Crude Oil Steadies as Traders Parse Signals on US Trade Policy
(Bloomberg) -- Oil steadied as traders digested a welter of headlines on US trade policy, including an appeal court ruling that US President Donald Trump can press on with his global tariffs.
Brent held near $67 a barrel, while West Texas Intermediate was just below $65. Trump can continue to enforce his global tariffs for now, a federal appeals court held. Elsewhere, the US and China de-escalated tensions, agreeing to a deal on how to implement a consensus reached in Geneva in earlier talks.

Crude has dropped this year as the Trump administration’s aggressive trade agenda clouded the outlook for global growth and hurt appetite for risk assets, including commodities. At the same time, OPEC+ moved to restore idled capacity at a faster than expected pace, boosting concerns about a glut later this year.
“Increasingly, as we move into the third quarter, we fully expect to see prices probing the lower end of the $60-to-$65 range, with risks of prices below $60 as we move into the fourth quarter,” said Robert Rennie, head of commodity and carbon research at Westpac Banking Corp., citing forecasts for supply growth outpacing demand.
Global oil demand this year is expected to grow more slowly than previous forecasts, while inventories are expected to swell, according to the Energy Information Administration’s Short-Term Energy Outlook released Tuesday.

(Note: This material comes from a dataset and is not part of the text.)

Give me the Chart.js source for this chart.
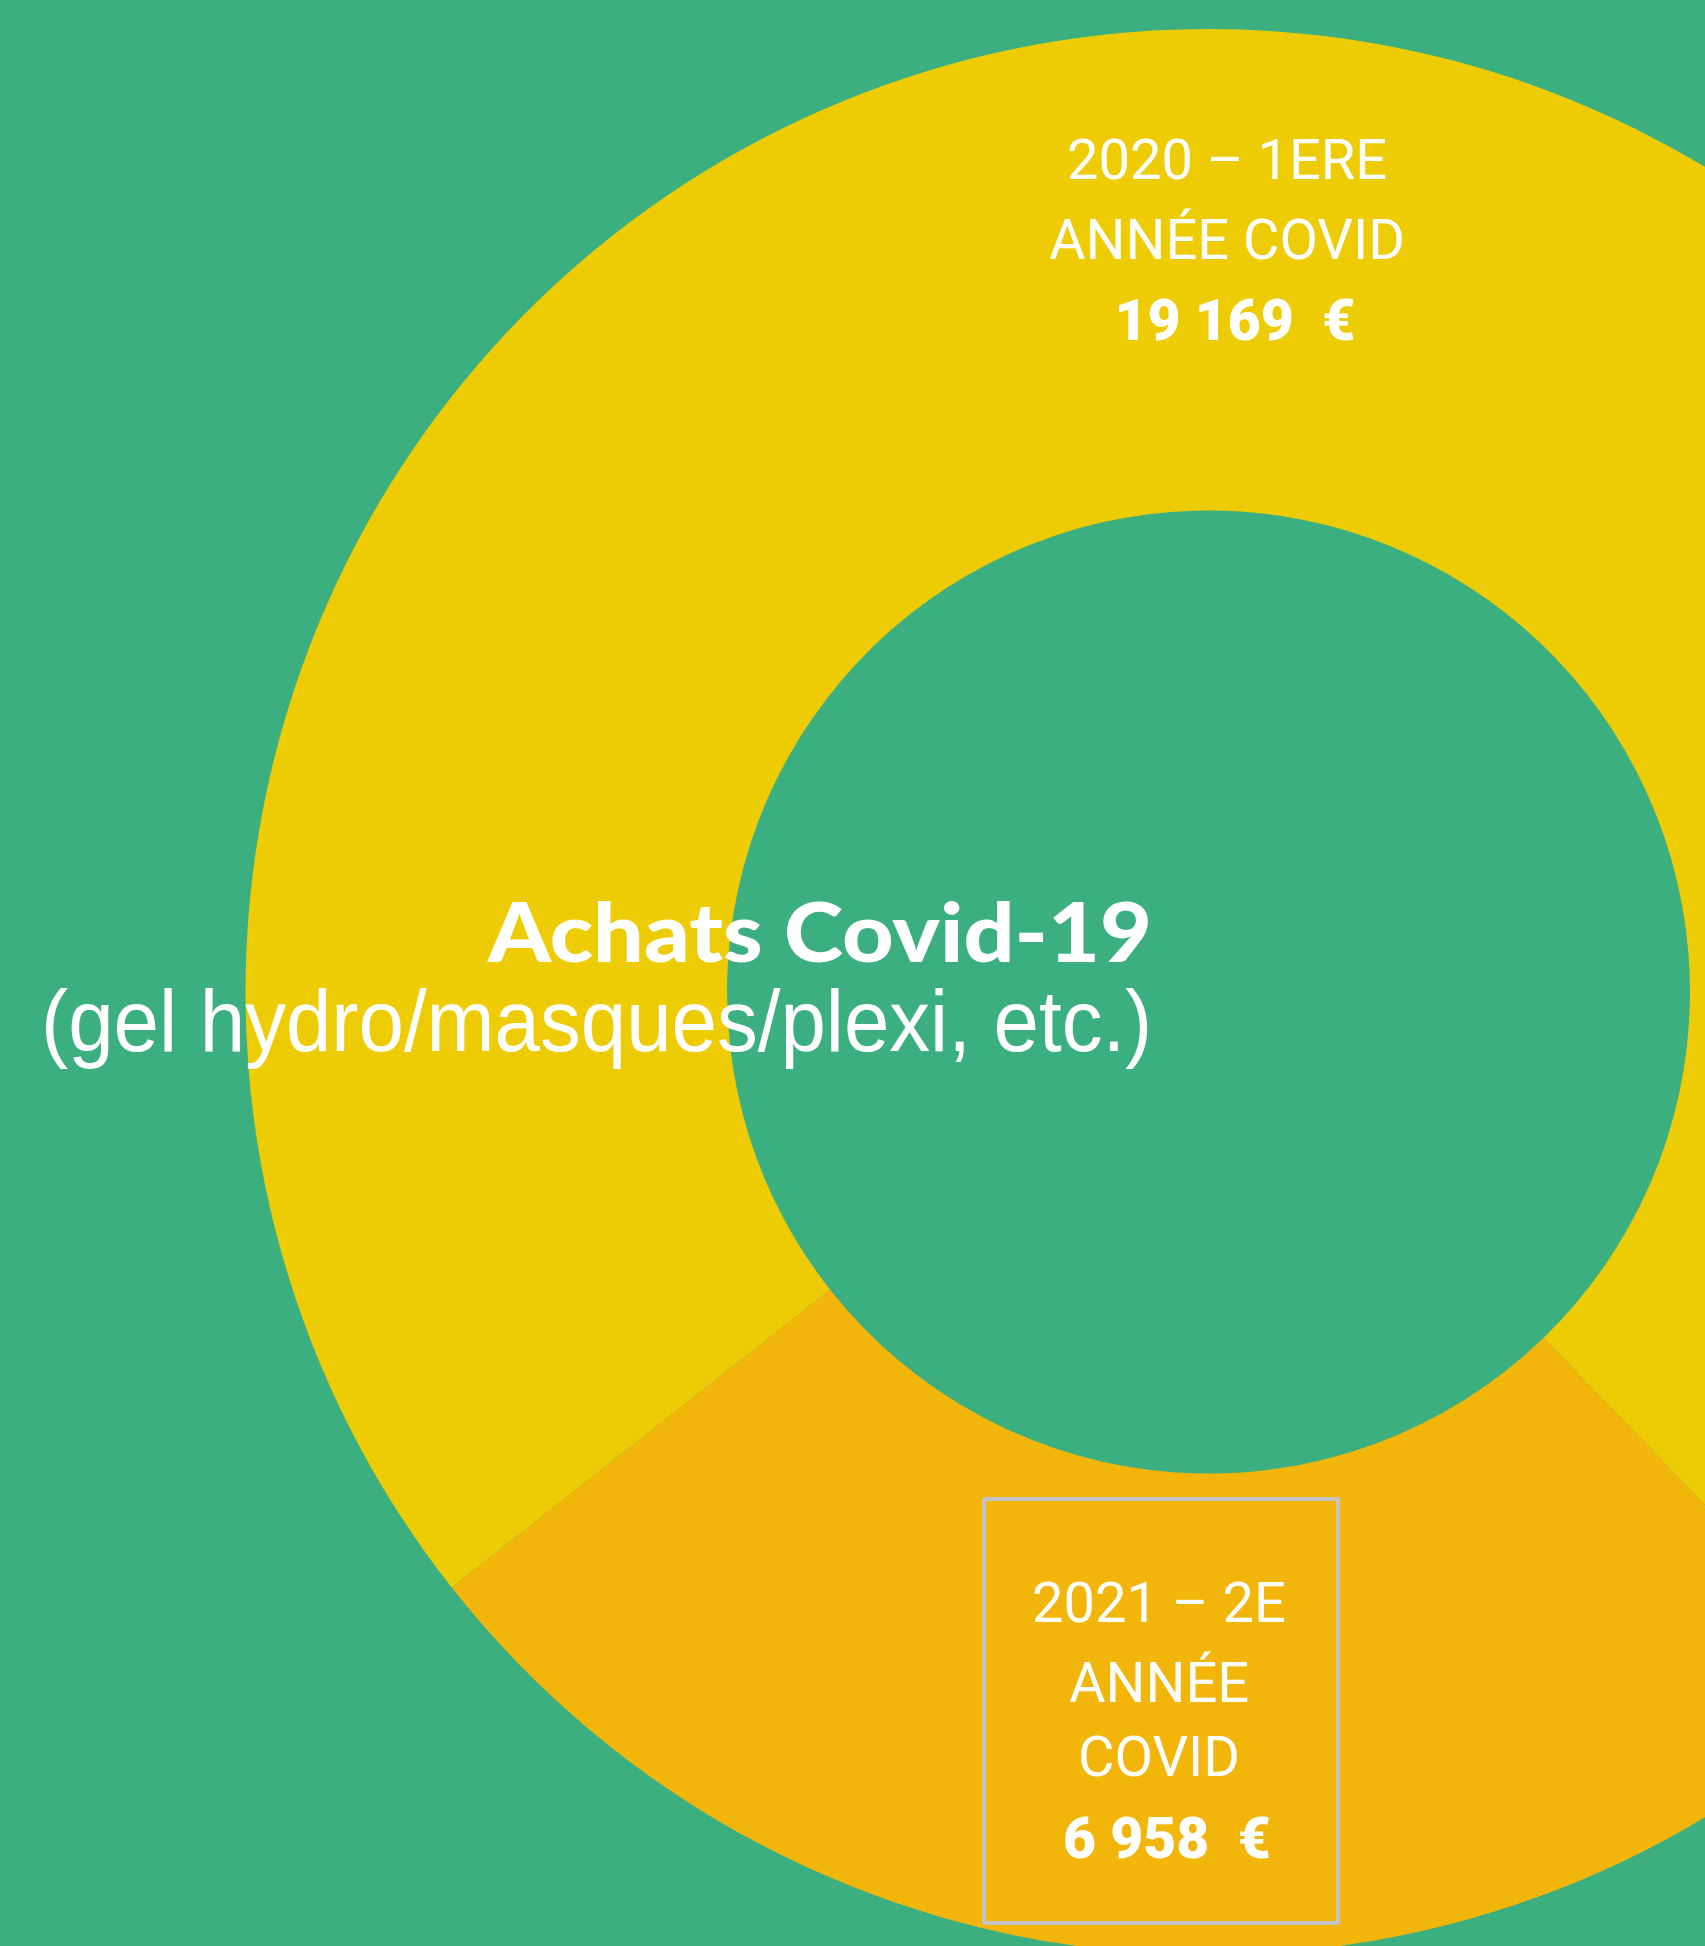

An industry estimate, meanwhile, showed that US crude inventories fell by about 400,000 barrels last week. The drawdown would be the third decline in a row, if confirmed by official data later Wednesday.
Parts of the futures curve remain in contango, a bearish pattern characterized by nearer-term contracts trading at a discount to longer-dated ones. The spread between Brent for this coming December and the same month in 2026 was 39 cents in contango.